We’re consuming stories about criminal investigation at staggering rates these days — of the top 10 most downloaded iTunes podcasts, three are about crime. So, why do we care? We got some answers from crime podcast fan Robert Kolker, author of Lost Girls: An Unsolved American Mystery, the best-selling account of the still-unsolved Long Island serial killer case and the age of Internet prostitution.
Real Crime: Why do we get so obsessed with crime-related podcasts? Is it that we love to gossip and tell stories?
Robert Kolker: It’s a little bit about voyeurism or nosiness, but I think you’re on to something with the idea of storytelling. What draws a lot of people to true-crime podcasts and keeps them listening is suspense. Even when they aren’t really whodunits, but instead are about miscarriages of justice, or (like Serial) did-he-or-didn’t-he narratives, these podcasts work best when there is a question that needs answering.

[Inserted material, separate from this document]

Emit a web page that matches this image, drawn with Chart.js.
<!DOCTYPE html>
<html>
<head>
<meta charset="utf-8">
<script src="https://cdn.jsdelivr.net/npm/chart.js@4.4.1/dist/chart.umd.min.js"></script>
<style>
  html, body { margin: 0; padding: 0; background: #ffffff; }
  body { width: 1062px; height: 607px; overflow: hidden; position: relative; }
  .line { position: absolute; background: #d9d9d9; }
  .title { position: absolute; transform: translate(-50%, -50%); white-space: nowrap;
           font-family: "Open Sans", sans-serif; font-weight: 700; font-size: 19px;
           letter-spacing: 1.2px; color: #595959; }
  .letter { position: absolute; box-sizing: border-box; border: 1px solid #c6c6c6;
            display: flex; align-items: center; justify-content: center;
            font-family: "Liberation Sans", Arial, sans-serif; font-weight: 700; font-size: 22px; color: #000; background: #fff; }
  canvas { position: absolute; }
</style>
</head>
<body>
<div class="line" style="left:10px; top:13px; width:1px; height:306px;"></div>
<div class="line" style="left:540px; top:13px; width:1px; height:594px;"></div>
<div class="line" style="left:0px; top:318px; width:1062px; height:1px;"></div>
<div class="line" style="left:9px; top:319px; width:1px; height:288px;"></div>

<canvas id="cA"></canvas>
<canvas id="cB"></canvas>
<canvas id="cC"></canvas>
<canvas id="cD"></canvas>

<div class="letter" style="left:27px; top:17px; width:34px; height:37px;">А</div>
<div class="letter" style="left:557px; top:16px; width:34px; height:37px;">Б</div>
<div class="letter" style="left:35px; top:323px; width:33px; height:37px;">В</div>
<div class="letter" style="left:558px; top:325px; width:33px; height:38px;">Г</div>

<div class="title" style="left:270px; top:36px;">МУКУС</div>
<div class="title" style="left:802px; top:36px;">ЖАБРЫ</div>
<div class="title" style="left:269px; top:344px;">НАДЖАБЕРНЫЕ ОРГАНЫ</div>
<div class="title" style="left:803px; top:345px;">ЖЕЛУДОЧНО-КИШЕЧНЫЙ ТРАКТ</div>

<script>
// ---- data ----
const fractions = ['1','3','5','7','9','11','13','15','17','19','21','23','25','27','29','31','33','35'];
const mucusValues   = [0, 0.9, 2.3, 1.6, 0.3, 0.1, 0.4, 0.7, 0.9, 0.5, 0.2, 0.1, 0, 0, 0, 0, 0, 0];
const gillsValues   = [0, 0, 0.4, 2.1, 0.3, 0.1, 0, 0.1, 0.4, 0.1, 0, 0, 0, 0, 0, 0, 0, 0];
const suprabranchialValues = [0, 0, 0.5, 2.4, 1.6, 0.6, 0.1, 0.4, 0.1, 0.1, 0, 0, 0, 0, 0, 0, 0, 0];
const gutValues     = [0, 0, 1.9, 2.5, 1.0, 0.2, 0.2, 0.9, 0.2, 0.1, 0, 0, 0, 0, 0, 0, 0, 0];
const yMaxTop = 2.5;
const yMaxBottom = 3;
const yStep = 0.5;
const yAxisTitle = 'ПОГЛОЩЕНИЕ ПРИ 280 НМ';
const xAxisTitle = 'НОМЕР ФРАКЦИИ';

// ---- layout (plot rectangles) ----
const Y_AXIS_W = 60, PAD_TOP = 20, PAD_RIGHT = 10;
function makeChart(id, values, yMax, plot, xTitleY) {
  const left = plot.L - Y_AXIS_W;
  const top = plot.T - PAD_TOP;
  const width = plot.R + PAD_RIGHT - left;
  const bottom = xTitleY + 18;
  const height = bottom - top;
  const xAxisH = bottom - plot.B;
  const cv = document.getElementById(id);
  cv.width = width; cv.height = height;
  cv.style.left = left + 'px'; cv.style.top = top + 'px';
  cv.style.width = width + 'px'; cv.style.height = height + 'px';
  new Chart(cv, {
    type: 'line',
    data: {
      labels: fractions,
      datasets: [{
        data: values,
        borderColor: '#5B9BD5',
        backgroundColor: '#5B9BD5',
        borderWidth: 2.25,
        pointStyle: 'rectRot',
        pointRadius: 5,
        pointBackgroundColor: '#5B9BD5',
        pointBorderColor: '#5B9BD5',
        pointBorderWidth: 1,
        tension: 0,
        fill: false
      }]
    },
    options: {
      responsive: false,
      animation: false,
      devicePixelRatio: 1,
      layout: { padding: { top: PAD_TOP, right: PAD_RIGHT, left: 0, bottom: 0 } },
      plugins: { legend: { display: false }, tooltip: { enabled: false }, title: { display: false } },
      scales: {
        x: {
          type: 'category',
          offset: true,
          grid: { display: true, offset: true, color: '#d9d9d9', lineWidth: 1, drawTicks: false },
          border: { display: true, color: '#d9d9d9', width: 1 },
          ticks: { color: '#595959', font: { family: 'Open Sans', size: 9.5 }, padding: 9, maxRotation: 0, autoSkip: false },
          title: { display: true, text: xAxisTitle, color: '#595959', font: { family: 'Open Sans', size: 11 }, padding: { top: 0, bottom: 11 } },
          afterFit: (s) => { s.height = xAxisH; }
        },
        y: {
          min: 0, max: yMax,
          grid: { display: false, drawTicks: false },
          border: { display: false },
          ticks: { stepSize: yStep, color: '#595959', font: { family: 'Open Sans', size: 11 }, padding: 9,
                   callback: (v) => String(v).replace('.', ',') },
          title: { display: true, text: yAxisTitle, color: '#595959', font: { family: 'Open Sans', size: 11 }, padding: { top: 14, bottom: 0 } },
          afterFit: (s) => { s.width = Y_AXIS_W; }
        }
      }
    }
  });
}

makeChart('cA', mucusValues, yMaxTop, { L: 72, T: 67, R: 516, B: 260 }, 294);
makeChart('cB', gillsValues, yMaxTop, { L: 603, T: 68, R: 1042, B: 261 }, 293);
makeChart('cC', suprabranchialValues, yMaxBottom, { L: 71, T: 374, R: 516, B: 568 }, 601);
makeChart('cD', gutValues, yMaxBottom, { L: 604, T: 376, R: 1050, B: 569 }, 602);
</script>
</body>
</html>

RC: What makes a good crime podcast?
Kolker: Long before this genre exploded, This American Life demonstrated how addictive storytelling is a perfect match for radio: Ira Glass has been very public about how one of his most important standards for the work on that show is that no matter what the particular episode or segment is about, the listener ought to be wondering every second what will happen next.
RC: What don’t you like when it comes to the crime podcast listening experience?
Kolker: I am less interested in the ones that falsely amp up the tone and sound melodramatic or voyeuristic. The more subtle, the better. They benefit from having long running times (though the worst of them overdo it), and they also benefit from the medium’s whispering-in-your-ear sense of intimacy (though again the worst of them exploit this in a corny way). There are other pitfalls — like nattering hosts. The host is the tone-setter, and if they’re too glib or fake, it makes the show unlistenable, at least to me.
RC: Who is your favorite host?
Kolker: Karina Longworth’s You Must Remember This has plenty of crime and intrigue in any given episode, but the 12-part series about Manson is just amazing. There is so much already written about him, and she breaks it all down in an easy to understand way, and pulls out telling details constantly. Best of all, she doesn’t play up the salaciousness of the material. She’s not a prude, but she’s not a panderer, either.